Strip out those companies, the governor acknowledged, and economic growth looks considerably weaker. Put simply, without companies such as Nvidia, Israel's economy appears far less robust.
The implications are significant.
First, the disconnect between strong headline economic data and the public's lived experience now has an official explanation. While GDP growth remains strong, large parts of the economy continue to struggle with wartime supply constraints, including prolonged reserve duty, labor shortages and disruptions in the construction sector.
Second, the governor effectively warned about concentration risk. An economy whose growth depends heavily on a handful of global companies is inherently more vulnerable than aggregate figures suggest. When a central bank publicly qualifies its own flagship growth numbers, investors should pay attention.
The governor's second remark was even more unusual.
It came not in his prepared remarks but in response to questions from reporters. Asked about the government's decision not to comply with a Supreme Court ruling concerning the Second Authority, Yaron stated unequivocally that the Supreme Court is the country's highest judicial authority and that its rulings must be respected.
He offered the response without qualification or hesitation.
When subsequently asked by Calcalist whether the issue also carried economic implications, Yaron's answer was equally direct. The more frequently such incidents occur, he said, the worse they are for the economy.
In doing so, the governor effectively identified the rule of law as a macroeconomic variable.
Failure to comply with court rulings undermines confidence in public institutions. Lower institutional trust raises the country's risk premium, which ultimately affects investment, exchange rates, borrowing costs and long-term growth. This was not a constitutional or political argument; it was an assessment of economic risk.
These two messages were reinforced by a third theme running throughout the Bank's forecasts: fiscal policy.

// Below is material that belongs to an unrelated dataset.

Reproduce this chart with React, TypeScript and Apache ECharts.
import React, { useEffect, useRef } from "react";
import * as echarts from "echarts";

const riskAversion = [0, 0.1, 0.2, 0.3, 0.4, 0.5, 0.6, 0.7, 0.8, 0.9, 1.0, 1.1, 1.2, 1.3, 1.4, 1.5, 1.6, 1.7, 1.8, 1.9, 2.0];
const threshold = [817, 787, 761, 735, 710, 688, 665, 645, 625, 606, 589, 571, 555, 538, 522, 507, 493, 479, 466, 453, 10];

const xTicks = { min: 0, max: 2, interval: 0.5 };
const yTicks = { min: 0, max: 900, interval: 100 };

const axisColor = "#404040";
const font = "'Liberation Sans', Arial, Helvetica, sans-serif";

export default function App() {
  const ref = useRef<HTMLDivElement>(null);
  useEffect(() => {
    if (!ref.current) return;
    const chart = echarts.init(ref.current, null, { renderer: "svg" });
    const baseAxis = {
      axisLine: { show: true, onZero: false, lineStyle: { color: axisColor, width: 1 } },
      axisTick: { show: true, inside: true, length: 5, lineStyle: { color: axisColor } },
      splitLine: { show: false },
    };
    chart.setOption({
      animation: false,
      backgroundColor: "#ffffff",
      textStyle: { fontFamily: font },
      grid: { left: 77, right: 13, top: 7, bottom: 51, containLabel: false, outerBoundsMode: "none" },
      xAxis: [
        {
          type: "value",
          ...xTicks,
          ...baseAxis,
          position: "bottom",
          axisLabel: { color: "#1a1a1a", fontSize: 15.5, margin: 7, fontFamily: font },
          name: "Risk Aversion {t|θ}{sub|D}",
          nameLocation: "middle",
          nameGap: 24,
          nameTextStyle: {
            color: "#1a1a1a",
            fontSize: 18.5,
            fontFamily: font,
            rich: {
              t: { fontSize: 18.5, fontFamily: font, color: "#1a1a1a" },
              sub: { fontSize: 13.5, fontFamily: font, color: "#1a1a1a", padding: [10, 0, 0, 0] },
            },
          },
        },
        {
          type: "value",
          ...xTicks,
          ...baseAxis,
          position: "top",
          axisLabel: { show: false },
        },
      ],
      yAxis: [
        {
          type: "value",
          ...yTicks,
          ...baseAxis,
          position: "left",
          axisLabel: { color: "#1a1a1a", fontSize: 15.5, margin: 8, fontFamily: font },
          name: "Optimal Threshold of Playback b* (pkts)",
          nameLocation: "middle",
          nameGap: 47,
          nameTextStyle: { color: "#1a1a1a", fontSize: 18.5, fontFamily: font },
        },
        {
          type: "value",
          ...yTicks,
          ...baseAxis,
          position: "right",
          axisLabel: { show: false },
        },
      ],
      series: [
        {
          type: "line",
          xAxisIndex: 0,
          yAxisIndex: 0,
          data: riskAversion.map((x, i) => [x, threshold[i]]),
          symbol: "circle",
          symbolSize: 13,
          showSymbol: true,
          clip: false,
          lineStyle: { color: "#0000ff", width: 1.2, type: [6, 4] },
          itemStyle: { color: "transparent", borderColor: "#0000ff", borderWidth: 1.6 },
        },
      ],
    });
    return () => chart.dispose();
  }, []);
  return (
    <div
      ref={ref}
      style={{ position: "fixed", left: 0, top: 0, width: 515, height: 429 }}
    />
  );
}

The Bank's relatively optimistic outlook,4% economic growth, 1.8% inflation and an interest rate of around 3% by year-end, assumes that additional defense spending will total approximately NIS 15 billion, funded largely from reserves already allocated in the budget.
The government, however, is considering increasing defense spending by as much as NIS 25 billion, pushing the defense budget to roughly NIS 183 billion.
According to the Bank of Israel, such a move would raise the fiscal deficit from 4.9% to roughly 5.5% of GDP while adding around 0.3 percentage points to inflation.
It is also worth noting that Israel's Ministry of Finance reports the budget deficit using a methodology that differs from the international standards employed by the International Monetary Fund (IMF) and the Organization for Economic Cooperation and Development (OECD). As a result, deficit figures reported by those organizations have consistently been higher than the official figures published by the ministry in recent years.
Yaron described the challenge as a "fiscal trilemma." Israel, he argued, cannot simultaneously increase defense spending, avoid raising taxes and reduce its debt-to-GDP ratio, which he called a strategic national asset. One of those objectives will have to give way, and the governor urged the government to confront that reality when preparing the 2027 budget.
Ultimately, the most important message from the Bank of Israel's decision was not monetary policy but political economy.
The Israeli economy has proved more resilient than many expected after nearly three years of war. But that resilience increasingly rests on three pillars that lie outside the central bank's control: the continued success of a small number of global technology companies, fiscal discipline by the government, and respect for the rule of law.
On Monday, Governor Yaron delivered one of his clearest warnings yet that at least two of those pillars are beginning to show signs of strain.